▶ **Problem to work on**:
In the data below, find every line that has the string "React", and copy it.
-.-.-
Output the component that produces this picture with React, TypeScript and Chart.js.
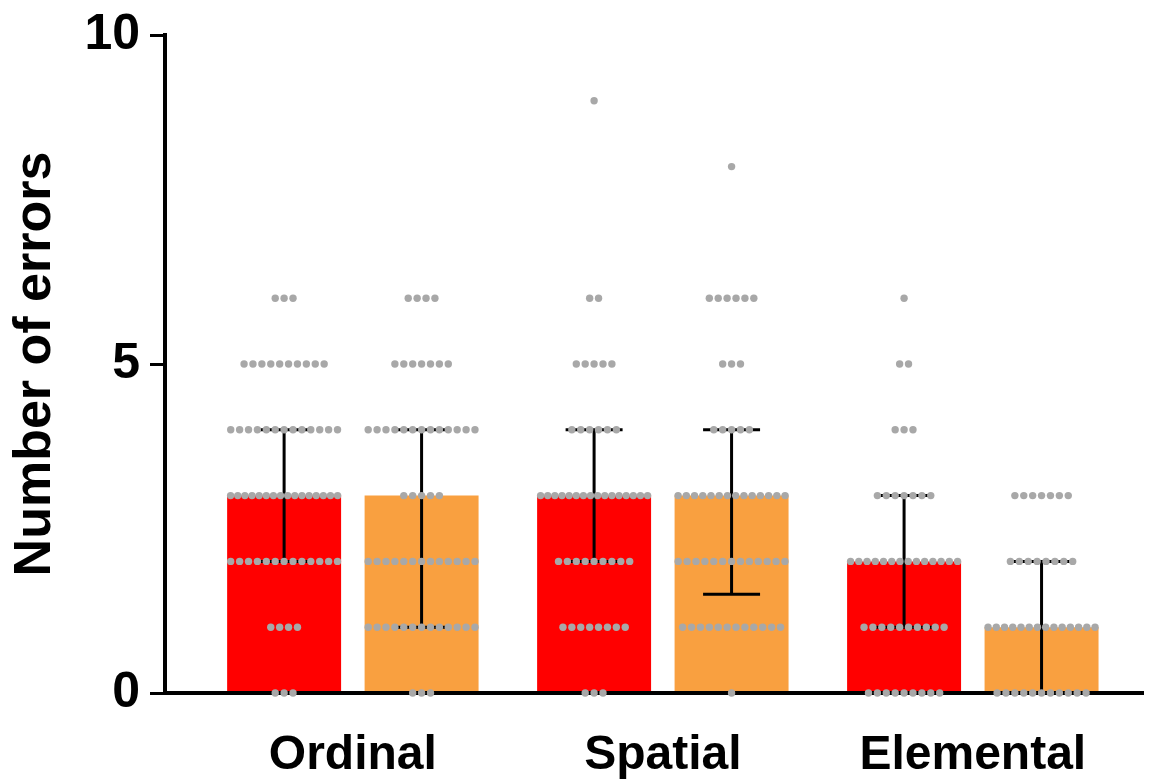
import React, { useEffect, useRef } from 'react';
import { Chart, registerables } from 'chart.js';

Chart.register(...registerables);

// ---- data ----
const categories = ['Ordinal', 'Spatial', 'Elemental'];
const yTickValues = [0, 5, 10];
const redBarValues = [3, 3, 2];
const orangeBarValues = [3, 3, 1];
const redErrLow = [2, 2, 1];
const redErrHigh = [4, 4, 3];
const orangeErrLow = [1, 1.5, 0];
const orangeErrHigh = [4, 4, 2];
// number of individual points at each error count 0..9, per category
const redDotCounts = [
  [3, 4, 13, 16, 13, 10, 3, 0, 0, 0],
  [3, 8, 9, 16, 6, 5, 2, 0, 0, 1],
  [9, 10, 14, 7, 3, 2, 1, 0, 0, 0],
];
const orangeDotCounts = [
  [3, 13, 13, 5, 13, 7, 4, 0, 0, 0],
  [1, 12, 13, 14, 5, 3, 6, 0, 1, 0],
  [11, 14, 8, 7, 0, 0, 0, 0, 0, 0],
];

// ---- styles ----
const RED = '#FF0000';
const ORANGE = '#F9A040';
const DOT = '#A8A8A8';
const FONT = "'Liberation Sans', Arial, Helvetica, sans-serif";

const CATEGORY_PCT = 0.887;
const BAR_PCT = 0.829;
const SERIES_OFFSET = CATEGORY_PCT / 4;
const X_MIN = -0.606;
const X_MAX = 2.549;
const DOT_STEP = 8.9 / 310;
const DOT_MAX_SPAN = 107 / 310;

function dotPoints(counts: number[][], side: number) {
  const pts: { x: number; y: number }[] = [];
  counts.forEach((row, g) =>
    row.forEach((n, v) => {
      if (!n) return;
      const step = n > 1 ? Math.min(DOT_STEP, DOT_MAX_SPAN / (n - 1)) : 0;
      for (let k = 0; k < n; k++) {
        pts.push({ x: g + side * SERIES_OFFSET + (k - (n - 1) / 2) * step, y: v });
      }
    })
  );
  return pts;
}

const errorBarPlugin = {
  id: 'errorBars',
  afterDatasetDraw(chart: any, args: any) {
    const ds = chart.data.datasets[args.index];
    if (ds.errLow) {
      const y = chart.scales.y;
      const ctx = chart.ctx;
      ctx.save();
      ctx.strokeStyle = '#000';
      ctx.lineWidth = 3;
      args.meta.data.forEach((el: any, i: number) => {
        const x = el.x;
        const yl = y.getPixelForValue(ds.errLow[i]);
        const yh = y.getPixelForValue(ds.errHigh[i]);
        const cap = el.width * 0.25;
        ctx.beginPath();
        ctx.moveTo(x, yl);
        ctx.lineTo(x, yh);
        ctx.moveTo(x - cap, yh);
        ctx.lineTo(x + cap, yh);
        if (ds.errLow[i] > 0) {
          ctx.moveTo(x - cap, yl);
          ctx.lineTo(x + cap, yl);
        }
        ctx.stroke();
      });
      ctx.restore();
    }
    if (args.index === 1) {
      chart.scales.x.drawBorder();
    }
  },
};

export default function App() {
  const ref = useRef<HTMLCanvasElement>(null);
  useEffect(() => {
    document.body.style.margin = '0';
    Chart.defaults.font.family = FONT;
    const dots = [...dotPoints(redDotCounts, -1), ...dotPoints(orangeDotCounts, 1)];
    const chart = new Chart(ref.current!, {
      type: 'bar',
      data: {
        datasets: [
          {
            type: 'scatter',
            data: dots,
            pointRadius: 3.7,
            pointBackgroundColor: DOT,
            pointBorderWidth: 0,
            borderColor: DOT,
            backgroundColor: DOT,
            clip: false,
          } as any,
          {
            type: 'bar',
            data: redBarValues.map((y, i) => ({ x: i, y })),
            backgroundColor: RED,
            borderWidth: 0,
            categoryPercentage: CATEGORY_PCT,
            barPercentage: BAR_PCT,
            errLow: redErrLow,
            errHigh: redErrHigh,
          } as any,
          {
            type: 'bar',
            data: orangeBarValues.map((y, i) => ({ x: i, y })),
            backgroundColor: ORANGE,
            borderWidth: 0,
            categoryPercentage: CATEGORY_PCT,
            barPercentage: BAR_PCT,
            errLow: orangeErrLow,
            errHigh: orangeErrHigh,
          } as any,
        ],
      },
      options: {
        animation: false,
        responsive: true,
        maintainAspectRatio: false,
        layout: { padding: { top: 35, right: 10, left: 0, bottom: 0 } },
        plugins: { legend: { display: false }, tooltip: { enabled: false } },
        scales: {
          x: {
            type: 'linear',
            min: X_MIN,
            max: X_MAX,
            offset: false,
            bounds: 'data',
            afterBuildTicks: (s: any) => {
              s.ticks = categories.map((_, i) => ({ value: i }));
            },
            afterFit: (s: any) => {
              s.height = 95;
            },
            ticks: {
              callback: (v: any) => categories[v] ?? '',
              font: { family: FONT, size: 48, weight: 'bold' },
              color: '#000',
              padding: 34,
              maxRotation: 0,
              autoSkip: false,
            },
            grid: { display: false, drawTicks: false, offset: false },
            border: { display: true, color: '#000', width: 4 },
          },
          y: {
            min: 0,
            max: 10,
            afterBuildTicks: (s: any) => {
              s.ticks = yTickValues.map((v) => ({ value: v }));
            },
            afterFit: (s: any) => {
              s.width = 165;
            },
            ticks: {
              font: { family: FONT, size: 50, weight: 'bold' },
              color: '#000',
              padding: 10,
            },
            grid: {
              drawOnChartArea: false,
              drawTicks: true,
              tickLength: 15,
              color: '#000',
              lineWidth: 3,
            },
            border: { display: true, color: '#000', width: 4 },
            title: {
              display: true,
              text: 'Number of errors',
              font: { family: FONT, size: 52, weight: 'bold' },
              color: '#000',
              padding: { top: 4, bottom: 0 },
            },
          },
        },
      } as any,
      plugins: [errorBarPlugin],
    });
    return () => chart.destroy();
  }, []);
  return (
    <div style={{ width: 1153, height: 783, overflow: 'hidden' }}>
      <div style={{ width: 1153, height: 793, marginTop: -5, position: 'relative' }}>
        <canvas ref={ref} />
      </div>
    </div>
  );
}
-.-.-
▶ **Full response**:
Output the component that produces this picture with React, TypeScript and Chart.js.
import React, { useEffect, useRef } from 'react';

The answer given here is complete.